The term “redlining” gets bandied about during discussions around building affordable housing and gentrification, but not a lot of people actually understand what it is or where the term came from.

During a housing shortage in 1933, the US government started subsidizing builders to create large quantities of homes, but with strict regulations of who could live in these communities. A huge majority of these builds were in what was becoming the new suburban landscape, and they were designed specifically for white middle-class families, with a requirement being the exclusion of black families. This meant that while white families were getting the opportunity to buy new homes, the non-white, and specifically African-American, populations were forced by law to find living accommodations in the inner city in less desirable housing projects. These policies and regulations also allowed banks to refuse to give mortgage loans to people trying to buy in or near “black” neighborhoods.
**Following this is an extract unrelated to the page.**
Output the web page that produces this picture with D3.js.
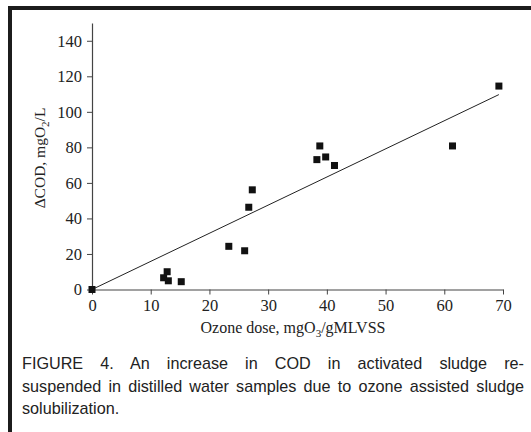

This line drawing by the Federal Housing Administration was known as “redlining”, since they would literally not offer mortgages to anyone within these marked out areas.

It was essentially state and federally-sponsored segregation and it has rippled through the housing market ever since. The effects of these racist policies created a pattern of neglect and wealth inequality within inner-city communities. Without the opportunity for upward mobility, these communities stagnated and have led to a lot of the conversations we are having today surrounding urban development and gentrification.